Picking up a forgotten purse from a subway seat, Frances returns the bag to its owner, Greta, at her home. Frances is still grieving the death of her mother, and Greta is estranged from her daughter—so, natch, they instantly fill those surrogate roles. It’s all a snare set by Greta, however, who has more cruel, possessive notions of what maternal bonding should look like.

The whole setup is belabored, eliciting more impatience than tension as you’re waiting for “Greta” to get to where it is inevitably going. It might be fascinating if these characters were any deeper than archetypes but, with familiar backstories and a compulsory personal connection, the forced plot mechanics churn forward with obligatory beats rather than psychological intrigue.
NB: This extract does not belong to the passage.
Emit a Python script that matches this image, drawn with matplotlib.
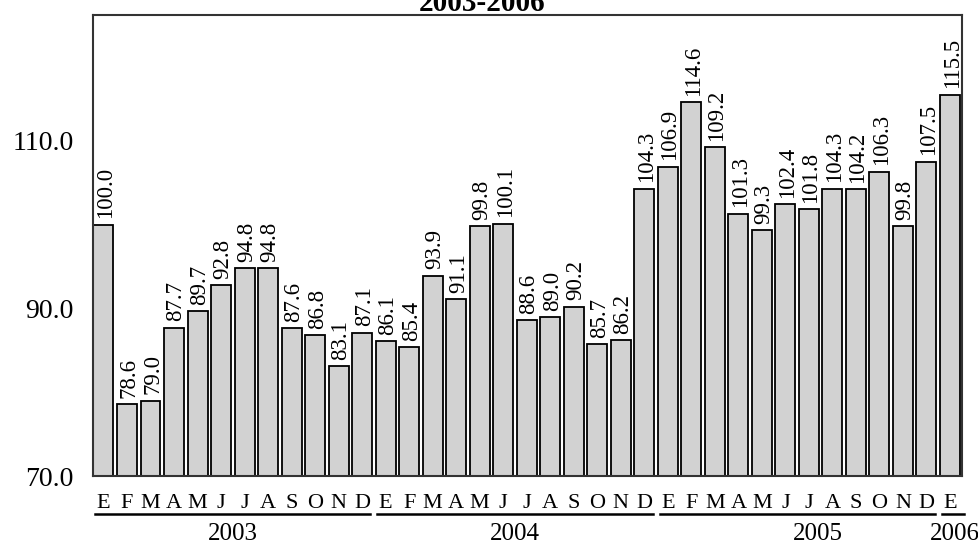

The performances don’t invest anything beyond surface level, either, but sympathies to Moretz who’s given some flat dialogue, two key relationships (a best friend roomie, and a dad) that exist as narrative catalysts and expository devices, while being required to make ill-advised decisions when Frances should (and does) know better. Odder still is Huppert who, despite the delicious trappings of the part and being no stranger to tantalizing turns, feels weirdly out of her element.

These women never seem credible as the scenario increasingly hinges on stupidity, occasionally punctuated by silly moments that play like a Saturday Night Live digital short parody of the genre.

This would all be easily, instantly dismissed if the filmmaking wasn’t so lush and confident. The pyscho-horror aesthetic is thick and rich, with cinematography from Seamus McGarvey that evokes classic Hitchcock and early Polanski. Javier Navarrete’s score is a mix of attacking strings and queasy ones, and Greta’s home has a cozy, affluent character set off by a torture basement—perfect for that independently wealthy sociopath who sets public transit murder traps.

There are nuggets here of what could be: a creepy chewing-gum taunt by Greta being one, a clever texting-deception being another, but an inherent laziness in the script (including a brief, gimmicky misdirection stunt about one hour in) doesn’t refine these pockets of potential.

I’m as primed for suspense and outlandish melodrama as the next popcorn-muncher, but no matter how precise and gorgeous the craft may be, when a film isn’t convincing, it isn’t thrilling. “Greta” is neither, which makes it a cheap movie that doesn’t look it.